Child marriage is among the many issues that disproportionately affect women and girls in the aftermath of extreme weather. Pakistan has the sixth-highest number of girls under 18 married in the world. Other countries experiencing this crisis include Bangladesh and Niger. For many hit by the natural calamity, it becomes a tradeoff between being alive or keeping their daughters with them.
“When I returned home after the floods; I could only find debris where I once had my house. Everything else had been washed away. We had nothing to eat. I had to sell my cow, but the cash did not last long. Then I had to sell my daughters into marriage,” said Hafeez ud Din–the guy who sold his two daughters after the floods.
To him, he had no other option as selling her daughters will gain her some cash and he does not have to worry about the safety of his daughter in shelter tents.

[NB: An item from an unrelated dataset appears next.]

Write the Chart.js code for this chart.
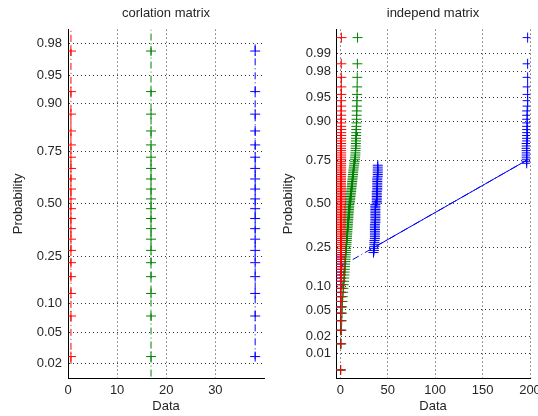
<!DOCTYPE html>
<html lang="en">
<head>
<meta charset="UTF-8"/>
<title>Normal probability plots</title>
<script src="https://cdn.jsdelivr.net/npm/chart.js"></script>
<style>
  body { margin: 0; background: #fff; }
  .panel { position: absolute; top: 0; }
  #leftPanel { left: 0; }
  #rightPanel { left: 270px; }
</style>
</head>
<body>
<div class="panel" id="leftPanel"><canvas id="corChart" width="270" height="416"></canvas></div>
<div class="panel" id="rightPanel"><canvas id="indChart" width="268" height="416"></canvas></div>
<script>
// ---- left panel: corlation matrix (20 samples per column) ----
const corRed   = [0.6,0.6,0.6,0.6,0.6,0.6,0.6,0.6,0.6,0.6,0.6,0.6,0.6,0.6,0.6,0.6,0.6,0.6,0.6,0.6];
const corGreen = [16.9,16.9,16.9,16.9,16.9,16.9,16.9,16.9,16.9,16.9,16.9,16.9,16.9,16.9,16.9,16.9,16.9,16.9,16.9,16.9];
const corBlue  = [38.1,38.1,38.1,38.1,38.1,38.1,38.1,38.1,38.1,38.1,38.1,38.1,38.1,38.1,38.1,38.1,38.1,38.1,38.1,38.1];
// reference lines (probability span)
const corLineLow  = [0.02, 0.005, 0.023];
const corLineHigh = [0.995, 0.995, 0.98];
const corTicksP = [0.02, 0.05, 0.10, 0.25, 0.50, 0.75, 0.90, 0.95, 0.98];
const corTicksX = [0, 10, 20, 30];

// ---- right panel: independ matrix (100 samples per column, sorted) ----
const indRed = [
  0.3,0.3,0.4,0.4,0.4,0.5,0.5,0.5,0.5,0.5,
  0.5,0.5,0.6,0.6,0.6,0.6,0.6,0.6,0.6,0.6,
  0.6,0.6,0.6,0.6,0.6,0.6,0.7,0.7,0.7,0.7,
  0.7,0.7,0.7,0.7,0.7,0.7,0.7,0.7,0.7,0.7,
  0.7,0.7,0.7,0.7,0.7,0.7,0.7,0.7,0.8,0.8,
  0.8,0.8,0.8,0.8,0.8,0.8,0.8,0.8,0.8,0.8,
  0.8,0.8,0.8,0.8,0.8,0.8,0.9,0.9,0.9,0.9,
  0.9,0.9,0.9,0.9,0.9,0.9,0.9,0.9,0.9,0.9,
  0.9,0.9,0.9,0.9,0.9,1.0,1.0,1.0,1.0,1.0,
  1.0,1.0,1.0,1.0,1.0,1.1,1.1,1.1,1.1,1.2
];
const indGreen = [
  0.5,1.0,1.2,1.5,1.8,2.0,2.3,2.6,3.0,3.3,
  3.6,3.9,4.2,4.4,4.6,4.8,5.0,5.1,5.3,5.4,
  5.6,5.7,5.9,6.0,6.2,6.4,6.5,6.7,6.8,7.0,
  7.1,7.2,7.4,7.5,7.6,7.8,7.9,8.0,8.1,8.3,
  8.4,8.5,8.6,8.8,8.9,9.0,9.1,9.3,9.4,9.5,
  10.0,10.2,10.4,10.6,10.8,11.0,11.2,11.4,11.6,11.8,
  12.0,12.2,12.4,12.6,12.8,13.0,13.2,13.4,13.6,13.8,
  14.0,14.3,14.6,14.9,15.2,15.5,15.7,15.9,16.0,16.1,
  16.2,16.3,16.4,16.5,16.6,16.7,16.8,16.9,17.0,17.1,
  17.2,17.3,17.4,17.5,17.6,17.7,17.8,17.9,18.0,18.2
];
const indBlue = [
  0.3,0.3,0.4,0.4,0.4,0.5,0.5,0.5,0.5,0.5,
  0.5,0.5,0.6,0.6,0.6,0.6,0.6,0.6,0.6,0.6,
  0.6,0.6,35.0,35.5,35.5,36.0,36.0,36.0,36.0,36.5,
  36.5,36.5,36.5,36.5,36.5,36.5,36.5,36.5,37.0,37.0,
  37.0,37.0,37.0,37.0,37.0,37.0,37.0,37.0,37.0,37.0,
  38.5,38.5,38.5,38.5,38.5,38.5,38.5,38.5,39.0,39.0,
  39.0,39.0,39.0,39.0,39.0,39.0,39.5,39.5,39.5,39.5,
  39.5,39.5,39.5,196.5,196.5,196.5,196.5,196.5,196.5,196.5,
  196.5,196.5,196.5,197.0,197.0,197.0,197.0,197.0,197.0,197.0,
  197.0,197.0,197.0,197.5,197.5,197.5,197.5,197.5,197.5,197.5
];
const indTicksP = [0.01, 0.02, 0.05, 0.10, 0.25, 0.50, 0.75, 0.90, 0.95, 0.98, 0.99];
const indTicksX = [0, 50, 100, 150, 200];

const RED = '#ff0000', GREEN = '#008000', BLUE = '#0000ff';
const FONT = 'Liberation Sans, Arial, sans-serif';
const TEXT = '#262626';
const DASHDOT = [7, 3, 1, 3];

// inverse normal cdf (Acklam)
function norminv(p) {
  const a = [-39.69683028665376, 220.9460984245205, -275.9285104469687, 138.3577518672690, -30.66479806614716, 2.506628277459239];
  const b = [-54.47609879822406, 161.5858368580409, -155.6989798598866, 66.80131188771972, -13.28068155288572];
  const c = [-0.007784894002430293, -0.3223964580411365, -2.400758277161838, -2.549732539343734, 4.374664141464968, 2.938163982698783];
  const d = [0.007784695709041462, 0.3224671290700398, 2.445134137142996, 3.754408661907416];
  const lo = 0.02425;
  let q, r;
  if (p < lo) {
    q = Math.sqrt(-2 * Math.log(p));
    return (((((c[0]*q+c[1])*q+c[2])*q+c[3])*q+c[4])*q+c[5]) / ((((d[0]*q+d[1])*q+d[2])*q+d[3])*q+1);
  }
  if (p > 1 - lo) {
    q = Math.sqrt(-2 * Math.log(1 - p));
    return -(((((c[0]*q+c[1])*q+c[2])*q+c[3])*q+c[4])*q+c[5]) / ((((d[0]*q+d[1])*q+d[2])*q+d[3])*q+1);
  }
  q = p - 0.5; r = q * q;
  return (((((a[0]*r+a[1])*r+a[2])*r+a[3])*r+a[4])*r+a[5])*q / (((((b[0]*r+b[1])*r+b[2])*r+b[3])*r+b[4])*r+1);
}

// normplot positions: sorted sample i -> (i - 0.5) / n
function probPoints(xs) {
  const n = xs.length;
  return xs.map((x, i) => ({ x: x, y: norminv((i + 0.5) / n) }));
}

function prctile(xs, pct) {
  const n = xs.length;
  const pos = pct / 100 * n + 0.5;
  if (pos < 1) return xs[0];
  if (pos >= n) return xs[n - 1];
  const i = Math.floor(pos);
  return xs[i - 1] + (pos - i) * (xs[i] - xs[i - 1]);
}

// line through the quartiles, extended over the data range
function fitLines(xs) {
  const q1 = prctile(xs, 25), q3 = prctile(xs, 75);
  const z1 = norminv(0.25), z3 = norminv(0.75);
  const slope = (z3 - z1) / (q3 - q1);
  const cx = (q1 + q3) / 2;
  const mn = Math.min(...xs), mx = Math.max(...xs);
  return {
    solid: [{ x: q1, y: z1 }, { x: q3, y: z3 }],
    dashed: [{ x: mn, y: -slope * (cx - mn) }, { x: mx, y: slope * (mx - cx) }]
  };
}

function markerSet(xs, color) {
  return { data: probPoints(xs), showLine: false, pointStyle: 'cross', pointRadius: 5,
           borderColor: color, borderWidth: 1, pointBorderWidth: 1 };
}
function lineSet(pts, color, dash) {
  return { data: pts, showLine: true, pointRadius: 0, borderColor: color, borderWidth: 1, borderDash: dash || [] };
}

function makeChart(id, cfg) {
  const axisFont = { family: FONT, size: 13 };
  return new Chart(document.getElementById(id), {
    type: 'scatter',
    data: { datasets: cfg.datasets },
    options: {
      responsive: false,
      animation: false,
      events: [],
      layout: { padding: { left: 0, right: cfg.padRight, top: 0, bottom: 0 } },
      plugins: {
        legend: { display: false },
        tooltip: { enabled: false },
        title: { display: true, text: cfg.title, color: TEXT, fullSize: false,
                 font: { family: FONT, size: 13, weight: 'normal' }, padding: { top: 6, bottom: 8 } }
      },
      scales: {
        x: {
          type: 'linear', min: cfg.xMin, max: cfg.xMax,
          afterBuildTicks: s => { s.ticks = cfg.xTicks.map(v => ({ value: v })); },
          afterFit: s => { s.height = 38; s.paddingLeft = 0; s.paddingRight = 0; },
          ticks: { color: TEXT, font: axisFont, padding: 5, maxRotation: 0, autoSkip: false,
                   callback: v => String(v) },
          grid: { color: 'rgba(0,0,0,0.8)', lineWidth: 1, drawTicks: false },
          border: { display: true, color: '#000', width: 1, dash: [1, 3] },
          title: { display: true, text: 'Data', color: TEXT, font: axisFont, padding: { top: 0, bottom: 1.5 } }
        },
        y: {
          type: 'linear', min: -cfg.zLim, max: cfg.zLim,
          afterBuildTicks: s => { s.ticks = cfg.yTicks.map(p => ({ value: norminv(p) })); },
          afterFit: s => { s.width = cfg.yWidth; s.paddingTop = 0; s.paddingBottom = 0; },
          ticks: { color: TEXT, font: axisFont, padding: cfg.yPad, autoSkip: false,
                   callback: (v, i) => cfg.yTicks[i].toFixed(2) },
          grid: { color: 'rgba(0,0,0,0.8)', lineWidth: 1, drawTicks: false },
          border: { display: true, color: '#000', width: 1, dash: [1, 3] },
          title: { display: true, text: 'Probability', color: TEXT, font: axisFont, padding: { top: 11, bottom: 0 } }
        }
      }
    }
  });
}

// left chart
const corCols = [[corRed, RED], [corGreen, GREEN], [corBlue, BLUE]];
const corSets = corCols.map(([xs, col]) => markerSet(xs, col));
corCols.forEach(([xs, col], i) => {
  corSets.push(lineSet([{ x: xs[0], y: norminv(corLineLow[i]) }, { x: xs[0], y: norminv(corLineHigh[i]) }], col, DASHDOT));
});
makeChart('corChart', {
  title: 'corlation matrix', datasets: corSets,
  xMin: 0, xMax: 39.9, xTicks: corTicksX, yTicks: corTicksP, zLim: 2.235,
  yWidth: 68, yPad: 6, padRight: 2
});

// right chart
const indCols = [[indRed, RED], [indGreen, GREEN], [indBlue, BLUE]];
const indSets = indCols.map(([xs, col]) => markerSet(xs, col));
indCols.forEach(([xs, col]) => {
  const f = fitLines(xs);
  indSets.push(lineSet(f.solid, col));
  indSets.push(lineSet(f.dashed, col, DASHDOT));
});
makeChart('indChart', {
  title: 'independ matrix', datasets: indSets,
  xMin: -4.5, xMax: 200, xTicks: indTicksX, yTicks: indTicksP, zLim: 2.70,
  yWidth: 66, yPad: 5, padRight: 8
});
</script>
</body>
</html>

On the other hand, the buyer will get another hand to work in the cotton fields.
Unfortunately, these young girls were not the only ones who were forced into early marriages due to climate catastrophe. Climate change is pushing more families to make such decisions. Last year’s floods in Pakistan washed away much of the upcoming harvest, along with entire homes, livestock, and health facilities. In Sindh alone, 80% of the rice crop and 88% of the cotton crop for the year were lost.
Pakistan saw a similar situation in 2010 when over 11 million people were left homeless. A study on the 2010 floods, deduced (though was unable to confirm) that the maternal mortality rate reached 381 out of 100,000 people in some flood-affected areas. The study also found that the marriage rate for girls between 15 and 19 spiked from 10.7% to 16% the year after the floods. Despite these findings, the aftermath of the 2022 floods has followed similar patterns. Reports of sexual assault arose as women who lost their homes were forced into camps for displaced people.

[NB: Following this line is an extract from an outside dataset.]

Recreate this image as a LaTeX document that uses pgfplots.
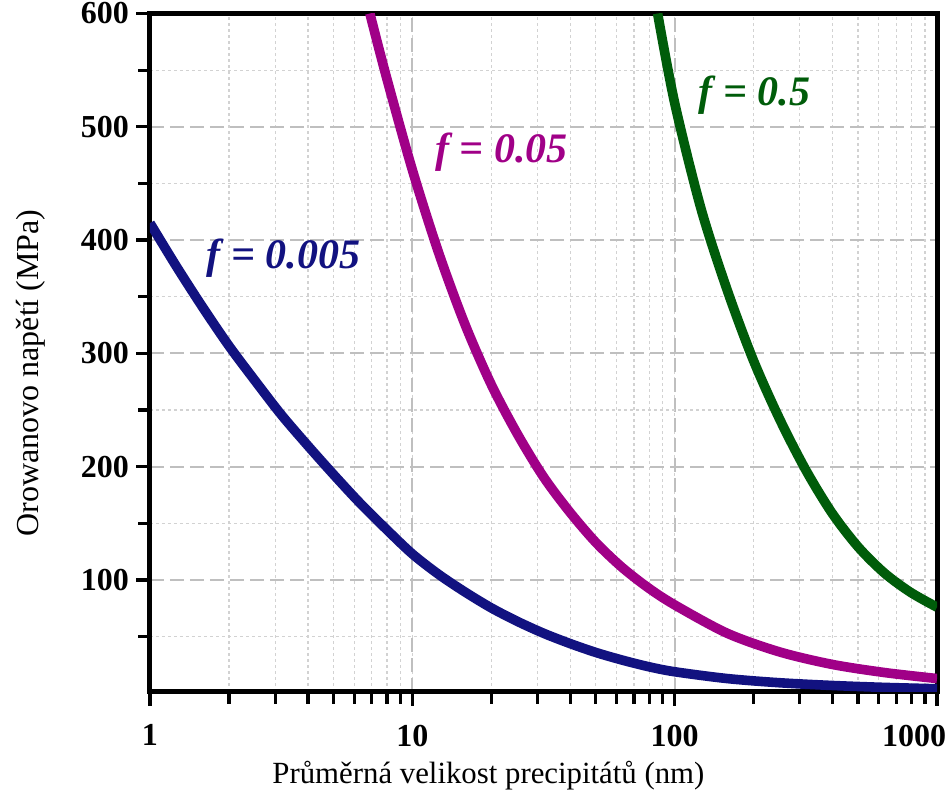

The policy and disaster responses in Pakistan have failed to address this reality. During times of scarcity, families almost never choose to prioritise women. As a result, climate change has become yet another force driving women and young girls into marriage, motherhood, and lifelong reproductive health issues.
Sumaira, who was sold as a ‘climate bride’ died this year while giving birth to her third child. Alina graduated with a degree in Textiles. While the identities have been altered to protect privacy, the enduring suffering of young girls coerced into an uncertain future due to climate catastrophe remains unaltered.